Japanese Prime Minister Sanae Takaichi faced renewed scrutiny over her posture on monetary policy when an opposition lawmaker pressed the finance minister about whether the prime minister had sought to influence Bank of Japan decisions to delay further interest-rate increases.
The line of questioning followed media reports that Takaichi had expressed reservations about additional tightening during a meeting last month with BOJ Governor Kazuo Ueda. Though the central bank is legally independent, it has historically been subject to political pressure to either expand stimulus or to take steps that blunt unwanted yen weakness associated with rate moves.
During the parliamentary exchange Finance Minister Satsuki Katayama said she had nothing to add beyond Ueda’s comments to reporters after the meeting, including the point that the prime minister had not made any specific policy request. Katayama told lawmakers: "In general, specific monetary policy means fall under the jurisdiction of the BOJ. I believe it ought to be that way."
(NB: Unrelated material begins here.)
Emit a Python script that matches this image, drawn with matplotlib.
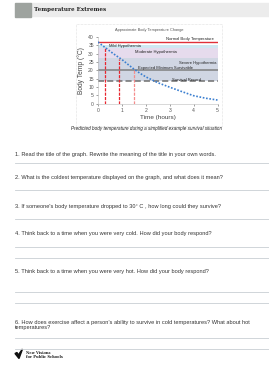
import numpy as np
import matplotlib.pyplot as plt
from matplotlib.patches import Rectangle, Polygon

W, H = 269, 365

# Chart data
hours = [0, 0.25, 0.5, 0.75, 1.0, 1.25, 1.5, 1.75, 2.0, 2.5, 3.0, 3.5, 4.0, 4.5, 5.0]
body_temp = [37.0, 34.2, 31.5, 28.9, 26.5, 23.6, 20.8, 18.3, 16.1, 12.6, 9.9, 7.3, 4.8, 3.3, 2.2]

normal_temp = 37
min_survivable = 20.5
survival_record = 13.6

# zones
zone_names = ['Mild Hypothermia', 'Moderate Hypothermia', 'Severe Hypothermia']
zone_low = [33.3, 27.3, 13.6]
zone_high = [35.3, 33.3, 27.3]
zone_colors = ['#cfe8f2', '#e6dbed', '#d0d6e3']

cross_hours = [0.31, 0.88, 1.51]
cross_temps = [34.0, 26.8, 20.5]
cross_colors = ['#e8252e', '#e8252e', '#f58c8c']

questions = [
    "1. Read the title of the graph. Rewrite the meaning of the title in your own words.",
    "2. What is the coldest temperature displayed on the graph, and what does it mean?",
    "3. If someone's body temperature dropped to 30\u00b0 C , how long could they survive?",
    "4. Think back to a time when you were very cold. How did your body respond?",
    "5. Think back to a time when you were very hot. How did your body respond?",
    "6. How does exercise affect a person\u2019s ability to survive in cold temperatures? What about hot\ntemperatures?",
]
question_y = [155, 177.5, 206.5, 233.5, 271.5, 325]
rule_y = [162.7, 190, 219, 247.3, 258.3, 292.3, 303.3, 337.7, 348.5]

plt.rcParams['font.family'] = ['Liberation Sans', 'DejaVu Sans']

fig = plt.figure(figsize=(W / 100, H / 100), dpi=100)


def fx(x):
    return x / W


def fy(y):
    return 1 - y / H


# header bar
fig.patches.append(Rectangle((fx(30), fy(16)), fx(239), 13 / H, transform=fig.transFigure,
                             color='#ececec', zorder=0))
fig.patches.append(Rectangle((fx(15), fy(16.5)), fx(16), 14 / H, transform=fig.transFigure,
                             color='#9ea39f', zorder=1))
fig.text(fx(34), fy(9.5), 'Temperature Extremes', fontsize=4.1, fontweight='bold',
         family='DejaVu Serif', va='center', ha='left', color='#222222')

# dotted frame round the chart
fig.patches.append(Rectangle((fx(76), fy(126)), fx(146), 102 / H, transform=fig.transFigure,
                             fill=False, ec='#c8c8c8', lw=0.4, ls=(0, (1, 1.5)), zorder=0))
fig.text(fx(149), fy(30), 'Approximate Body Temperature Change', fontsize=2.8,
         ha='center', va='center', color='#555555')
fig.text(fx(71), fy(128.7), 'Predicted body temperature during a simplified example survival situation',
         fontsize=3.3, style='italic', ha='left', va='center', color='#222222')

ax = fig.add_axes([fx(98), fy(103.7), 119.5 / W, 66.7 / H])
ax.set_xlim(0, 5)
ax.set_ylim(0, 40)

for lo, hi, c in zip(zone_low, zone_high, zone_colors):
    ax.axhspan(lo, hi, color=c, lw=0, zorder=0)

ax.axhline(normal_temp, color='#e0313a', lw=1.0, zorder=2)
ax.axhline(min_survivable, color='#7f7f7f', lw=1.1, zorder=2)
ax.axhline(survival_record, color='#6f6f6f', lw=1.1, ls=(0, (4, 2)), zorder=2)

for h, t, c in zip(cross_hours, cross_temps, cross_colors):
    ax.plot([h, h], [0, t], color=c, lw=0.9, ls=(0, (2.5, 1)), zorder=3)

ax.plot(hours, body_temp, color='#3b7fd0', lw=1.2, ls=(0, (1, 1)), zorder=4)

lab_fs = 3.0
ax.text(4.85, 37.8, 'Normal Body Temperature', fontsize=lab_fs, ha='right', va='bottom', color='#222222')
ax.text(0.46, 34.6, zone_names[0], fontsize=lab_fs, ha='left', va='center', color='#222222')
ax.text(1.53, 31.0, zone_names[1], fontsize=lab_fs, ha='left', va='center', color='#222222')
ax.text(4.97, 24.6, zone_names[2], fontsize=lab_fs, ha='right', va='center', color='#222222')
ax.text(1.67, 21.6, 'Expected Minimum Survivable', fontsize=lab_fs, ha='left', va='center', color='#222222')
ax.text(3.11, 14.5, 'Survival Record', fontsize=lab_fs, ha='left', va='center', color='#222222')

ax.set_xticks(range(0, 6))
ax.set_yticks(range(0, 45, 5))
ax.tick_params(labelsize=3.6, length=1.5, width=0.4, pad=1.5, colors='#555555', labelcolor='#555555')
for side in ['top', 'right']:
    ax.spines[side].set_visible(False)
for side in ['left', 'bottom']:
    ax.spines[side].set_color('#bbbbbb')
    ax.spines[side].set_linewidth(0.4)
ax.set_xlabel('Time (hours)', fontsize=4.6, color='#444444', labelpad=1.5)
ax.set_ylabel('Body Temp (\u00b0C)', fontsize=4.8, color='#444444', labelpad=2)

# questions and answer rules
for q, y in zip(questions, question_y):
    fig.text(fx(15), fy(y), q, fontsize=4.05, ha='left', va='center', color='#333333',
             linespacing=0.85)
for y in rule_y:
    fig.add_artist(plt.Line2D([fx(15), 1], [fy(y), fy(y)], transform=fig.transFigure,
                              color='#c9ced3', lw=0.6))

# logo
fig.patches.append(Polygon([(fx(15), fy(353.5)), (fx(17), fy(352.5)), (fx(18.3), fy(355)),
                            (fx(22.5), fy(349)), (fx(19), fy(358.5))],
                           closed=True, transform=fig.transFigure, color='#111111'))
fig.text(fx(26), fy(353.3), 'New Visions', fontsize=2.6, fontweight='bold', family='DejaVu Serif',
         ha='left', va='center', color='#222222')
fig.text(fx(26), fy(356.6), 'for Public Schools', fontsize=2.6, fontweight='bold', family='DejaVu Serif',
         ha='left', va='center', color='#222222')

fig.savefig('out.png', dpi=100, facecolor='white')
Katayama went on to say she hoped the BOJ would continue cooperating with the government to achieve stable 2% inflation that is not driven by cost-push shocks but comes with wage gains. She added: "I'm sure the prime minister feels the same."
The finance minister declined to expand on the matter, calling it highly "sensitive" and said it revolved around balancing two legal clauses: one that guarantees the BOJ’s autonomy in setting monetary policy and another that requires the bank’s decisions to remain "mutually compatible" with government economic policy.
Policy context matters: the BOJ raised its short-term policy target to 0.75% in December, the highest level in 30 years, on the assessment that Japan was close to sustainably attaining its 2% inflation target. Governor Ueda has signaled the bank’s readiness to continue raising rates, while not specifying the timing of any further moves.
Complicating the BOJ’s decisions is the escalating conflict in the Middle East. Surging oil prices connected to that conflict pose a threat to Japan’s economy, which relies heavily on fuel imports, and add to existing inflationary pressures. Those dynamics could affect the timing and scale of future rate increases and carry implications for inflation, the currency and sectors sensitive to energy costs.
Summary - Reports that Prime Minister Takaichi expressed concern about further BOJ tightening prompted parliamentary questions. Finance Minister Katayama said the prime minister made no specific policy request and emphasized the legal balance between BOJ independence and policy compatibility with the government. The BOJ is positioned to raise rates further after lifting its short-term target to 0.75% in December, while higher oil prices tied to the Middle East conflict complicate decisions.